The spectra models I run are used to constrain the photospheric parameters with empirical guidance from visible and IR photometry, however, it is necessary to include an upper atmosphere because there is flux contribution from chromospheric emission lines in the visible bands e.g. Ca II h and k lines (3934.77 Å, 3969.59 Å), Na I D doublet (5897.56 Å, 5891.58 Å), and Hα (6564.62 Å). Essentially, adding the chromosphere and transition region into the spectra makes the spectra more accurate (non-LTE physics) which makes my calculations comparing the models to the observations more accurate. Shown below are the synthetic spectra for two stars (a 5000 K star in pink and a 3000 K star in blue) with the upper atmosphere added and the temperature structure of each model shown in the bottom of the plot. “TR” stands for Transition Region, the region above the chromosphere. The upper panel shows a comparison of three stellar spectra: Model A, computed assuming LTE ("photosphere only"), Model B, with a non-LTE, high activity chromosphere and finally, Model C, with a non-LTE, low activity chromosphere. The lower panel shows the temperature structure with column mass corresponding in color to the three model spectra in the upper left figure. The bottom image shows the same comparisons for a star with T = 5000 K. The model spectra are shown from 3500 A - 8000 A with flux density normalized to the Gaia G band. For M and G stars alike, the presence of an upper atmosphere significantly affects the visible photometry, but the differences between the high- and low-activity upper atmospheres are negligible.

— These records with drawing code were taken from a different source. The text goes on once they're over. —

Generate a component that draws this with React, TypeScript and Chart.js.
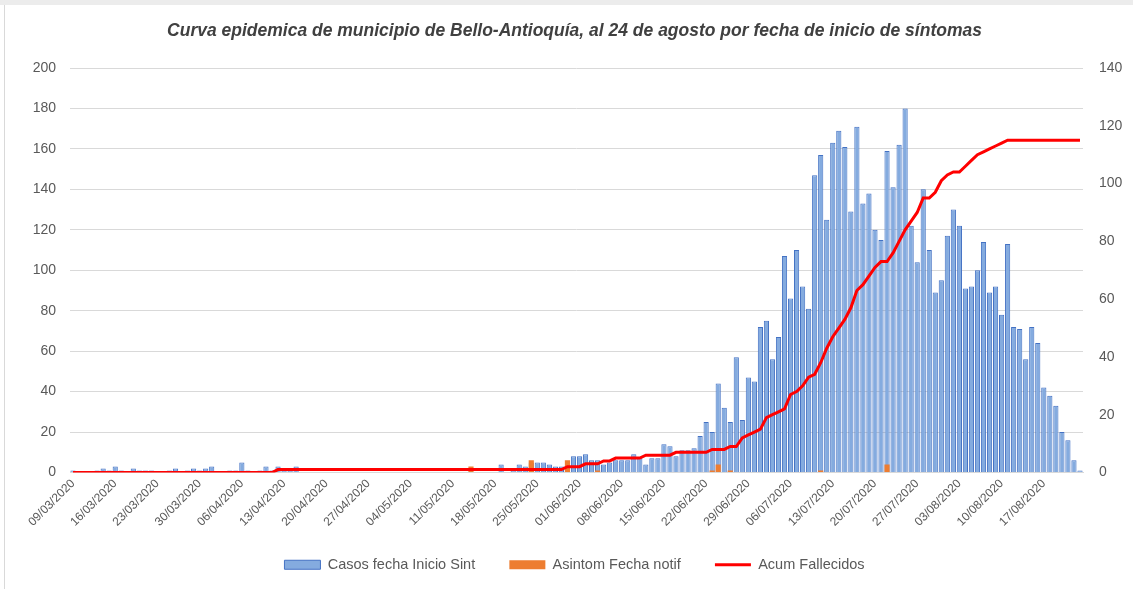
import React, { useEffect, useRef } from 'react';
import { Chart, registerables } from 'chart.js';

Chart.register(...registerables);

const FONT = "'Liberation Sans', Arial, sans-serif";

const TITLE = 'Curva epidemica de municipio de Bello-Antioquía, al 24 de agosto por fecha de inicio de síntomas';

// Daily categories: 09/03/2020 .. 23/08/2020
const START_DAY = { y: 2020, m: 3, d: 9 };
const DAY_COUNT = 168;
const TICK_EVERY = 7;

function pad2(n: number) {
  return n < 10 ? '0' + n : String(n);
}
function buildCategories(): string[] {
  const out: string[] = [];
  for (let i = 0; i < DAY_COUNT; i++) {
    const dt = new Date(Date.UTC(START_DAY.y, START_DAY.m - 1, START_DAY.d + i));
    out.push(pad2(dt.getUTCDate()) + '/' + pad2(dt.getUTCMonth() + 1) + '/' + dt.getUTCFullYear());
  }
  return out;
}
const categories = buildCategories();

const SERIES_LABELS = ['Casos fecha Inicio Sint', 'Asintom Fecha notif', 'Acum Fallecidos'];

const casosInicioSint = [
  1, 0, 0, 0, 1, 2, 1, 3, 1, 0,
  2, 1, 1, 1, 0, 0, 1, 2, 0, 1,
  2, 1, 2, 3, 0, 0, 1, 1, 5, 1,
  0, 1, 3, 1, 3, 1, 1, 3, 0, 0,
  0, 0, 0, 0, 0, 0, 0, 0, 0, 0,
  0, 0, 0, 0, 0, 0, 0, 0, 0, 0,
  0, 0, 0, 0, 0, 0, 0, 0, 0, 0,
  0, 4, 0, 1, 4, 3, 5, 5, 5, 4,
  3, 3, 3, 8, 8, 9, 6, 6, 4, 5,
  6, 6, 6, 9, 7, 4, 7, 7, 14, 13,
  8, 11, 11, 12, 18, 25, 20, 44, 32, 25,
  57, 26, 47, 45, 72, 75, 56, 67, 107, 86,
  110, 92, 81, 147, 157, 125, 163, 169, 161, 129,
  171, 133, 138, 120, 115, 159, 141, 162, 180, 122,
  104, 140, 110, 89, 95, 117, 130, 122, 91, 92,
  100, 114, 89, 92, 78, 113, 72, 71, 56, 72,
  64, 42, 38, 33, 20, 16, 6, 1,
];

const asintomDates = ['14/05/2020', '24/05/2020', '30/05/2020', '04/06/2020', '23/06/2020', '24/06/2020', '26/06/2020', '11/07/2020', '22/07/2020'];
const asintomValues = [3, 6, 6, 1, 1, 4, 1, 1, 4];

const acumFallecidos = [
  0, 0, 0, 0, 0, 0, 0, 0, 0, 0,
  0, 0, 0, 0, 0, 0, 0, 0, 0, 0,
  0, 0, 0, 0, 0, 0, 0, 0, 0, 0,
  0, 0, 0, 0, 1, 1, 1, 1, 1, 1,
  1, 1, 1, 1, 1, 1, 1, 1, 1, 1,
  1, 1, 1, 1, 1, 1, 1, 1, 1, 1,
  1, 1, 1, 1, 1, 1, 1, 1, 1, 1,
  1, 1, 1, 1, 1, 1, 1, 1, 1, 1,
  1, 1, 2, 2, 2, 3, 3, 3, 4, 4,
  5, 5, 5, 5, 5, 6, 6, 6, 6, 6,
  7, 7, 7, 7, 7, 7, 8, 8, 8, 9,
  9, 12, 13, 14, 15, 19, 20, 21, 22, 27,
  28, 30, 33, 34, 38, 43, 47, 50, 53, 57,
  63, 65, 68, 71, 73, 73, 76, 80, 84, 87,
  90, 95, 95, 97, 101, 103, 104, 104, 106, 108,
  110, 111, 112, 113, 114, 115, 115, 115, 115, 115,
  115, 115, 115, 115, 115, 115, 115, 115,
];

const leftTicks = { min: 0, max: 200, step: 20 };
const rightTicks = { min: 0, max: 140, step: 20 };

export default function App() {
  const ref = useRef<HTMLCanvasElement>(null);

  useEffect(() => {
    if (!ref.current) return;
    const asintomSeries = categories.map((c) => {
      const k = asintomDates.indexOf(c);
      return k >= 0 ? asintomValues[k] : null;
    });

    const chart = new Chart(ref.current, {
      type: 'bar',
      data: {
        labels: categories,
        datasets: [
          {
            type: 'bar',
            label: SERIES_LABELS[0],
            data: casosInicioSint,
            backgroundColor: '#84abdf',
            borderColor: '#4472c4',
            borderWidth: 1,
            grouped: false,
            categoryPercentage: 1,
            barPercentage: 0.86,
            yAxisID: 'y',
            order: 2,
            pointStyle: 'rect',
          } as any,
          {
            type: 'bar',
            label: SERIES_LABELS[1],
            data: asintomSeries,
            backgroundColor: '#ed7d31',
            borderColor: '#ed7d31',
            borderWidth: 0,
            grouped: false,
            categoryPercentage: 1,
            barPercentage: 0.86,
            yAxisID: 'y',
            order: 1,
            pointStyle: 'rect',
          } as any,
          {
            type: 'line',
            label: SERIES_LABELS[2],
            data: acumFallecidos,
            borderColor: '#ff0000',
            backgroundColor: '#ff0000',
            borderWidth: 3,
            pointRadius: 0,
            pointBorderWidth: 3,
            pointStyle: 'line',
            tension: 0,
            yAxisID: 'y1',
            order: 0,
          } as any,
        ],
      },
      options: {
        animation: false,
        responsive: false,
        maintainAspectRatio: false,
        layout: { padding: { left: 16, right: 0, top: 0, bottom: 7 } },
        plugins: {
          title: {
            display: true,
            text: TITLE,
            color: '#404040',
            font: { family: FONT, size: 17.5, weight: 'bold', style: 'italic' },
            padding: { top: 21, bottom: 26 },
          },
          legend: {
            position: 'bottom',
            labels: {
              usePointStyle: true,
              pointStyleWidth: 36,
              boxHeight: 9,
              color: '#595959',
              font: { family: FONT, size: 14.5 },
              padding: 10,
              sort: (a: any, b: any) => a.datasetIndex - b.datasetIndex,
              generateLabels: (ch: any) => {
                const items = (Chart.defaults.plugins.legend.labels as any).generateLabels(ch);
                return items.map((it: any) =>
                  it.datasetIndex < 2 ? { ...it, text: it.text + '      ' } : it
                );
              },
            },
          } as any,
          tooltip: { enabled: false },
        },
        scales: {
          x: {
            type: 'category',
            grid: { display: false, drawTicks: false },
            border: { display: true, color: '#d9d9d9', width: 1 },
            ticks: {
              autoSkip: false,
              minRotation: 45,
              maxRotation: 45,
              padding: 4,
              color: '#595959',
              font: { family: FONT, size: 12 },
              callback: (_v: any, i: number) => (i % TICK_EVERY === 0 ? categories[i] : ''),
            },
            afterFit: (s: any) => {
              s.height = 75;
            },
          },
          y: {
            position: 'left',
            min: leftTicks.min,
            max: leftTicks.max,
            ticks: { stepSize: leftTicks.step, padding: 14, color: '#595959', font: { family: FONT, size: 14 } },
            grid: { color: '#d9d9d9', drawTicks: false },
            border: { display: false },
            afterFit: (s: any) => {
              s.width = 54;
            },
          },
          y1: {
            position: 'right',
            min: rightTicks.min,
            max: rightTicks.max,
            ticks: { stepSize: rightTicks.step, padding: 16, color: '#595959', font: { family: FONT, size: 14 } },
            grid: { drawOnChartArea: false, drawTicks: false },
            border: { display: false },
            afterFit: (s: any) => {
              s.width = 50;
            },
          },
        },
      } as any,
    });
    return () => chart.destroy();
  }, []);

  return (
    <div style={{ position: 'fixed', left: 0, top: 0, width: 1133, height: 589, background: '#ffffff', overflow: 'hidden' }}>
      <div style={{ position: 'absolute', left: 0, top: 0, width: 1133, height: 5, background: '#ececec' }} />
      <div style={{ position: 'absolute', left: 4, top: 5, width: 1, height: 584, background: '#d9d9d9' }} />
      <canvas ref={ref} width={1133} height={589} style={{ position: 'absolute', left: 0, top: 0, width: 1133, height: 589 }} />
    </div>
  );
}
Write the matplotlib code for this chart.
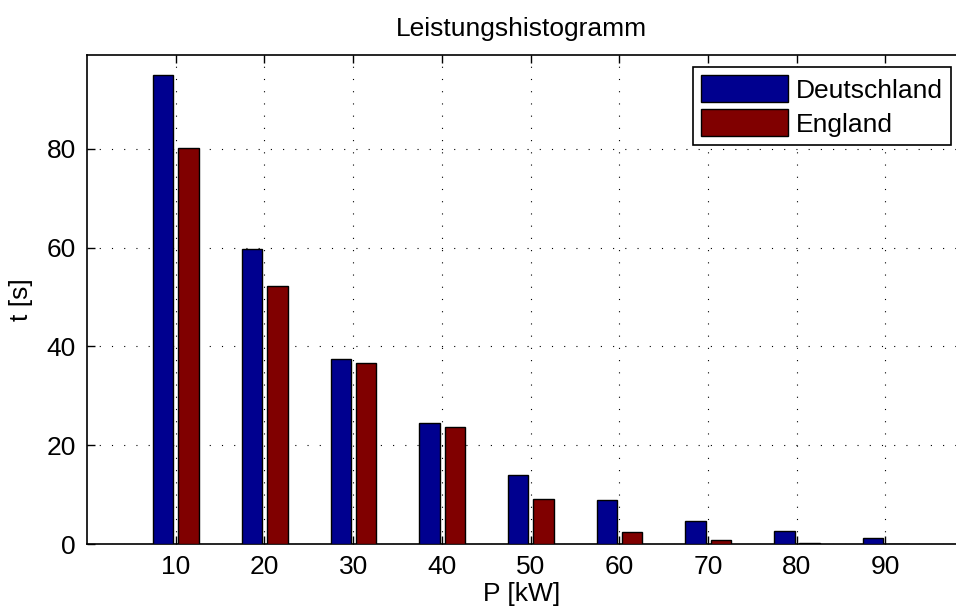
import numpy as np
import matplotlib
matplotlib.use('Agg')
import matplotlib.pyplot as plt

plt.rcParams['font.family'] = ['Liberation Sans', 'DejaVu Sans']

P = [10, 20, 30, 40, 50, 60, 70, 80, 90]
deutschland = [94.9, 59.7, 37.4, 24.5, 14.0, 9.0, 4.6, 2.7, 1.2]
england = [80.1, 52.2, 36.6, 23.7, 9.2, 2.4, 0.8, 0.2, 0.1]
yticks = [0, 20, 40, 60, 80]

fig = plt.figure(figsize=(9.56, 6.12), dpi=100)
# axes run off the right edge of the figure
ax = fig.add_axes([0.091, 0.111, 0.909, 0.799])

x = np.array(P, dtype=float)
w = 2.3
ax.bar(x - 1.4, deutschland, w, color='#00008f', edgecolor='black',
       linewidth=1.0, label='Deutschland', zorder=3)
ax.bar(x + 1.45, england, w, color='#800000', edgecolor='black',
       linewidth=1.0, label='England', zorder=3)

ax.set_xlim(0, 97.95)
ax.set_ylim(0, 99)
ax.set_xticks(P)
ax.set_yticks(yticks)
ax.tick_params(direction='in', length=6, width=1, labelsize=19,
               top=True, right=False, pad=8)
ax.grid(True, color='black', linestyle=(0, (1, 10)), linewidth=0.8, zorder=1)
for s in ax.spines.values():
    s.set_linewidth(1.2)
ax.spines['right'].set_visible(False)

ax.set_title('Leistungshistogramm', fontsize=19, pad=14)
ax.set_xlabel('P [kW]', fontsize=19, labelpad=2)
ax.set_ylabel('t [s]', fontsize=19, labelpad=10)

leg = ax.legend(loc='upper right', bbox_to_anchor=(0.995, 0.89),
                bbox_transform=fig.transFigure, fontsize=19,
                fancybox=False, framealpha=1, edgecolor='black',
                handlelength=3.3, handleheight=1.2, handletextpad=0.3,
                borderpad=0.3, labelspacing=0.25, borderaxespad=0)
leg.get_frame().set_linewidth(1.2)

fig.savefig('out.png', dpi=100)
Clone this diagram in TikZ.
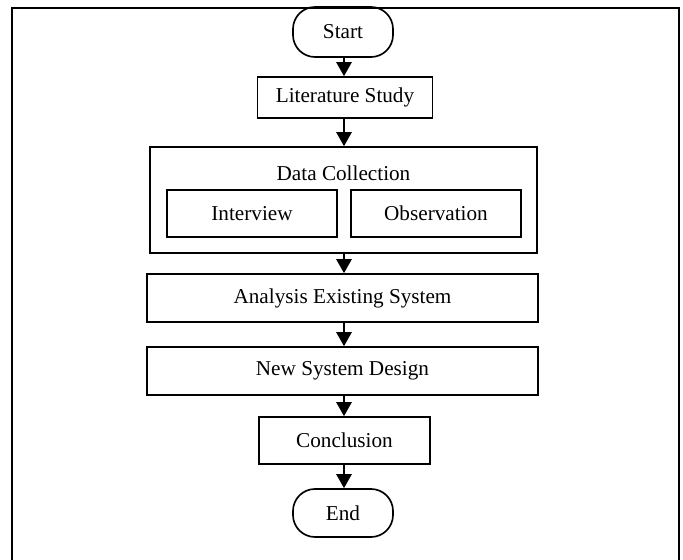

Inital Impressions of Correlations

The images below show some correlation plots between my refined stellar parameters from "photosphere-only" models grouped by spectral type. We have not come to any conclusions yet but see some correlations. I am, of course, still working on further refining the stellar parameters by using my current ranges to refine my models with added upper atmospheres, which will also produce more accurate spectra.

How I Rule Out Photometric Data

In addition to a wide range of literature values for the stellar parameters, the archival photometric data for a particular star was occasionally inconsistent, too (figure below). To rule out apparent outliers in the archival photometry, I plotted and shaded the range between blackbody curves of the minimum and maximum of the literature-quoted temperature range of the star and ruled out any points below the bottom dotted line in my χ2 calculations.